-- Begin Data for processing --

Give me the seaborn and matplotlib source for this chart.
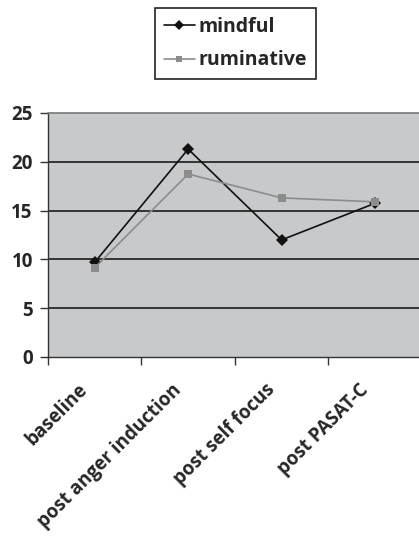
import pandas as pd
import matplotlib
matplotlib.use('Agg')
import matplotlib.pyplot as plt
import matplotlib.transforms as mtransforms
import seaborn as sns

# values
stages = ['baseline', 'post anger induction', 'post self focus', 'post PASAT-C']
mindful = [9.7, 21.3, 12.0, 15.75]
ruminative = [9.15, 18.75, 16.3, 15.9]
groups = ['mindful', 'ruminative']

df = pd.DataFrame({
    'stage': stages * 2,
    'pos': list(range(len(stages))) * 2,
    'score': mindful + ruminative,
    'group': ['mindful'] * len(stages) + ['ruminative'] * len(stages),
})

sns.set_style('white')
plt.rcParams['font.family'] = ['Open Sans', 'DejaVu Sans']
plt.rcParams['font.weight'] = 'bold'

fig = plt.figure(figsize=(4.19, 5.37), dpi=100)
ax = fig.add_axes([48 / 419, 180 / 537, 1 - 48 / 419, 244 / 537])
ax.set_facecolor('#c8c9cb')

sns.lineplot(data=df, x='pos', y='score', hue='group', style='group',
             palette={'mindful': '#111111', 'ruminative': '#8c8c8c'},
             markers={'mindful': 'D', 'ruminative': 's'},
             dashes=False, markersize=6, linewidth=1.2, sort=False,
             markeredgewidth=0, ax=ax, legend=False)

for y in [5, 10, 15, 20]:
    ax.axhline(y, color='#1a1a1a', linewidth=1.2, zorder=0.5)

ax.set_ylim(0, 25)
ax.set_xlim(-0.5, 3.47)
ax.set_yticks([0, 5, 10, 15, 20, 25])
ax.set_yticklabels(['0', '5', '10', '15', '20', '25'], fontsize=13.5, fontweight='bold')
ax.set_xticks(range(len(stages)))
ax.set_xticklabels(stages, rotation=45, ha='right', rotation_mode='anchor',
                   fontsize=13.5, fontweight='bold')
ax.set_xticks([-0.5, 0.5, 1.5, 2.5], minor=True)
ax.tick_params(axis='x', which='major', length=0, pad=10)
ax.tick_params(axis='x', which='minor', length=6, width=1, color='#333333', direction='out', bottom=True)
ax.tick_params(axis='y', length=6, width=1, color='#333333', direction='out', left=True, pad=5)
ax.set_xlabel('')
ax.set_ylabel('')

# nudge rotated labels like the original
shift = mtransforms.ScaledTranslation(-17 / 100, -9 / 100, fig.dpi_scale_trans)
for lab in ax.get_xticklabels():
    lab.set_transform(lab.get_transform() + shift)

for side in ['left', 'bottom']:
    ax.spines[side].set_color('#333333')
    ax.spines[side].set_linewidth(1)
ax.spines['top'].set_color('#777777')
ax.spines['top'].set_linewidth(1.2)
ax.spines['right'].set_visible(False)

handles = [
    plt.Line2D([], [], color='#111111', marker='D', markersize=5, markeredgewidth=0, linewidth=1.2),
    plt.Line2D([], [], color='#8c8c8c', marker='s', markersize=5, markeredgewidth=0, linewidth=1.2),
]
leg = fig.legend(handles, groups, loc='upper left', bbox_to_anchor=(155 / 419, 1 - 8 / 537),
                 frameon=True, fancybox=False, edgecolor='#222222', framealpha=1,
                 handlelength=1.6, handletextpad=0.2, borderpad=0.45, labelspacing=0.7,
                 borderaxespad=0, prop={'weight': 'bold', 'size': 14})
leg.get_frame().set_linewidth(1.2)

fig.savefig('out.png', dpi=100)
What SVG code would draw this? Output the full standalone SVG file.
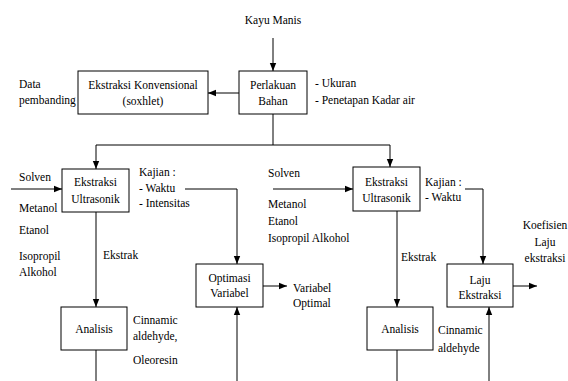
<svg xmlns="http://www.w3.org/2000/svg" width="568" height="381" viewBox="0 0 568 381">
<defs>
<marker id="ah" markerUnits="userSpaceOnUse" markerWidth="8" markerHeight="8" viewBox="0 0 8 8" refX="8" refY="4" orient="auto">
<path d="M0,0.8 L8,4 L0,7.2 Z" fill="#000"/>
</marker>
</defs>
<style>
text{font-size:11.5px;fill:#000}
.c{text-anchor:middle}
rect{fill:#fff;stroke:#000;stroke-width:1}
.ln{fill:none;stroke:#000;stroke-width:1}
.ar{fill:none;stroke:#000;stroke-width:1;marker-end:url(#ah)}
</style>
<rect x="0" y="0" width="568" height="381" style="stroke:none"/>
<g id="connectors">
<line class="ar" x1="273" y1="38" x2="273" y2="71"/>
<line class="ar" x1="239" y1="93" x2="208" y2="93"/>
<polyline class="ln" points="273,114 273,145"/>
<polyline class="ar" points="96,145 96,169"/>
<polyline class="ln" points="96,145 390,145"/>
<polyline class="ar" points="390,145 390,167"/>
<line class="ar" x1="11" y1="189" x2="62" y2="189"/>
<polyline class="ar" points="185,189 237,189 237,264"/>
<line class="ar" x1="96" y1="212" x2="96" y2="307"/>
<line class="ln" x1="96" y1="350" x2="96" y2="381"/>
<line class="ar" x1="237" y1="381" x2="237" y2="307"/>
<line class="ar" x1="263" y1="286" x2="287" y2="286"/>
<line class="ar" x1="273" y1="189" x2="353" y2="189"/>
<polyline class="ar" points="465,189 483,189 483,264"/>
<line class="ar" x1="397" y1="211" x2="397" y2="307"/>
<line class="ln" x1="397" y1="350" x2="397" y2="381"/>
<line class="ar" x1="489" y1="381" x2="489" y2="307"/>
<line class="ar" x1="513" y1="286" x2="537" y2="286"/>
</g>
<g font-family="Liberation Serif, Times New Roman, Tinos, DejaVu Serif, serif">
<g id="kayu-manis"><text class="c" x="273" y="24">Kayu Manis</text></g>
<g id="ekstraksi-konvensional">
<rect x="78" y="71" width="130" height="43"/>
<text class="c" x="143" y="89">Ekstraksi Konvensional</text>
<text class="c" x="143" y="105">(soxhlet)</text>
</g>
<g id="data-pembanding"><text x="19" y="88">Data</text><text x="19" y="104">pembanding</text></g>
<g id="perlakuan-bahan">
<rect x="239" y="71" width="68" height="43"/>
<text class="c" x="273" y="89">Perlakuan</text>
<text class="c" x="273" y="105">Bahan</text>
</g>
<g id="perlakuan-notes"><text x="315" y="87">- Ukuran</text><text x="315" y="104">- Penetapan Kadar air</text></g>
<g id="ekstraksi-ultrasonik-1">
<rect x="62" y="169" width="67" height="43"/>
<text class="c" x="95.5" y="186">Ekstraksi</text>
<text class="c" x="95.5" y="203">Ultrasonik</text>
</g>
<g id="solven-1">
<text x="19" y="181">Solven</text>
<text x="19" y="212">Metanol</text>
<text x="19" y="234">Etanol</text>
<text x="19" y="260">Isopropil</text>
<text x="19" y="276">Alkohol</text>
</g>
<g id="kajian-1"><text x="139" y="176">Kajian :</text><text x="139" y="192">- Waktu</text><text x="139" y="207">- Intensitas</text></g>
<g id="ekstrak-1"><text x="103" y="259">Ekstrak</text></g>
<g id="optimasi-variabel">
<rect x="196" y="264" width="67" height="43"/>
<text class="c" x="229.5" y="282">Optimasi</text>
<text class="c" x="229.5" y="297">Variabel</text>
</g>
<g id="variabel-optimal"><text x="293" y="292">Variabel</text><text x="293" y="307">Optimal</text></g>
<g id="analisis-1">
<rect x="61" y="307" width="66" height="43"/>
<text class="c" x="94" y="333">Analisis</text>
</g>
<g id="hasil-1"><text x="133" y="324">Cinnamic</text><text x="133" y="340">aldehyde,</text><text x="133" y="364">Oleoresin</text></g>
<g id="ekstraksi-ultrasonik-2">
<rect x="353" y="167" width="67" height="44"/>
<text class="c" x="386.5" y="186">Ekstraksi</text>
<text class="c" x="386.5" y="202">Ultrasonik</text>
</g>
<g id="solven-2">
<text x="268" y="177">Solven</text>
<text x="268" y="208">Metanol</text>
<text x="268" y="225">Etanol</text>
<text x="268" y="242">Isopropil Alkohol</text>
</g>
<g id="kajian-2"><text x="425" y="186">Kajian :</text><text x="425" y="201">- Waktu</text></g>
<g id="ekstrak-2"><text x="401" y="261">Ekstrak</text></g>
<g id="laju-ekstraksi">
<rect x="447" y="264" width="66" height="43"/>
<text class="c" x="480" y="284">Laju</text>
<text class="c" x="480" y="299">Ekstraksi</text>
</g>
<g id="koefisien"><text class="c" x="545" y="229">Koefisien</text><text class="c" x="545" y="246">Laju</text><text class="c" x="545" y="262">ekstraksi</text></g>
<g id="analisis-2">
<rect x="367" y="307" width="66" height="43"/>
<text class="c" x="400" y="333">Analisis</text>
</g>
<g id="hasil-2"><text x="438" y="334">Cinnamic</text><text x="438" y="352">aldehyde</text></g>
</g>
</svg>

-- End Data for processing --

• Exercise objective: Lines holding the word "chart" should be counted across the entries; state only how many there are.

• Correct answer: 1